Not all retail stocks soared during the morning, however – small-cap fashion retailer City Chic plunged 24 per cent after a trading update warned of tightening margins. But the biggest weight on the index was the mining sector, with BHP down 0.8 per cent to $44.20.

The Australian dollar soared overnight as the US dollar weakened after currency markets responded to meeting minutes from the US Federal Reserve which suggested support for more moderate rate rises. The Aussie dollar dipped slightly at the market open and was 0.2 per cent weaker to 67.5 US cents at 12.15pm.

The Stoxx Europe 600 Index extended its recent rally as the real estate sector outperformed, boosted by the prospects of slower rate rises and analyst upgrades. An index of global stocks advanced for a third day.

European bonds rallied as traders trimmed wagers on rate increases by the European Central Bank, with risk-sensitive Italian debt leading the gains. There is no trading in Treasuries due to the US Thanksgiving holiday.

Minutes from the Fed gathering earlier this month indicated several officials backed the need to moderate the pace of rate rises, even as some underscored the case for a higher terminal rate. This adds weight to expectations the central bank will raise rates by 50 basis points next month, ending a run of jumbo 75 basis point increases.

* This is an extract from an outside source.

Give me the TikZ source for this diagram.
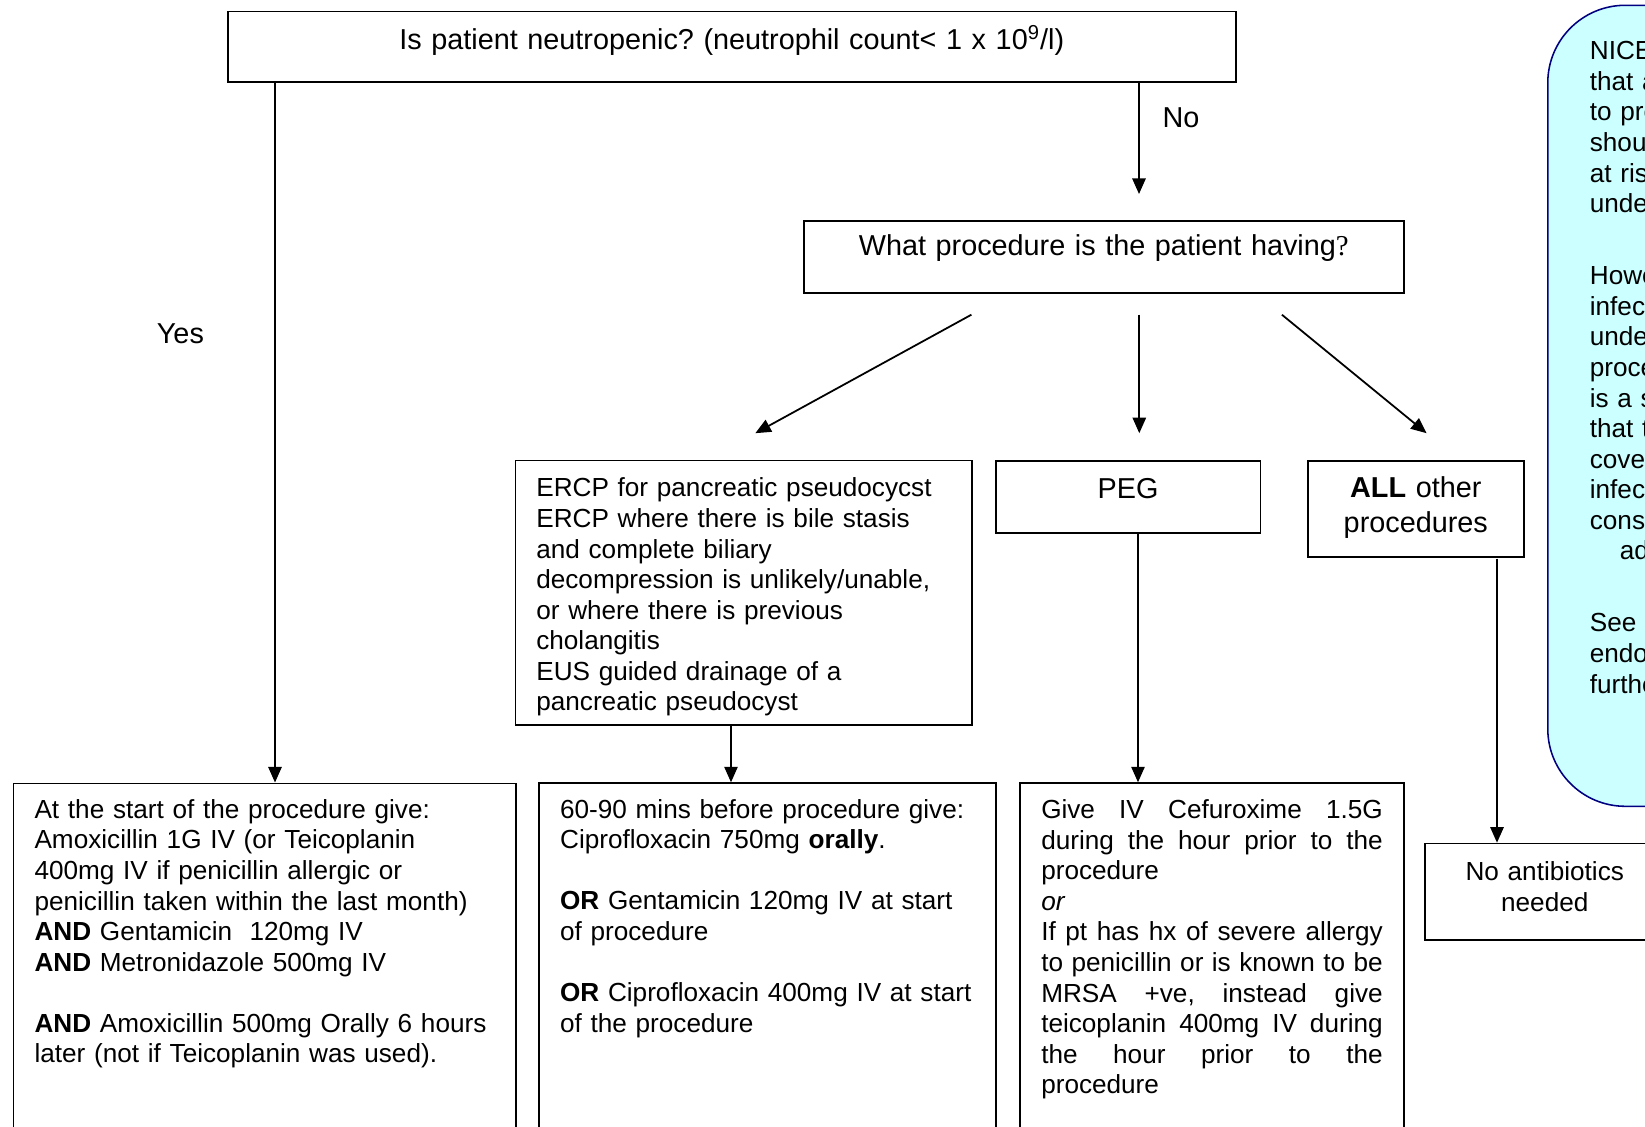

“It was the start of a more different and dovish narrative from the Fed,” said Sunaina Sinha Haldea, global head of private capital advisory at Raymond James. “Is it a pivot? No, but are we seeing a slowdown in rate hikes and that path downwards towards rate cuts coming through? Yes. I think we will look back and say this was the peak of it.”

“A few” ECB officials favoured a smaller increase in interest rates in October to tackle record inflation, an account of their last meeting showed. Those who preferred a less aggressive step cited the fact that the hike was accompanied by other monetary-tightening measures, according to the account, published on Thursday.

Oil slipped as the European Union considered a higher-than-expected price cap on Russian crude and signs of a global slowdown increased.

Meanwhile, Bank of America said its private clients were flocking to bonds and out of stocks amid fears of a looming recession. Bond funds attracted inflows for a 39th straight week, strategists led by Michael Hartnett wrote in a note. The strategists favour holding bonds in the first half of 2023, with stocks becoming more attractive in the last six months of next year.

“We stay bearish risk assets in the first half, set to turn bullish in the second half as narrative shifts from inflation and rate ‘shocks’ of 2022 to recession and credit ‘shocks’ in the first half 2023,” the strategists wrote.

Gold rose for a third day on the Fed minutes. The precious metal has been hurt by the US central bank’s aggressive monetary-tightening policy to curb inflation, which has pushed up bond yields and the dollar and in turn sent bullion tumbling about 16 per cent from its March peak.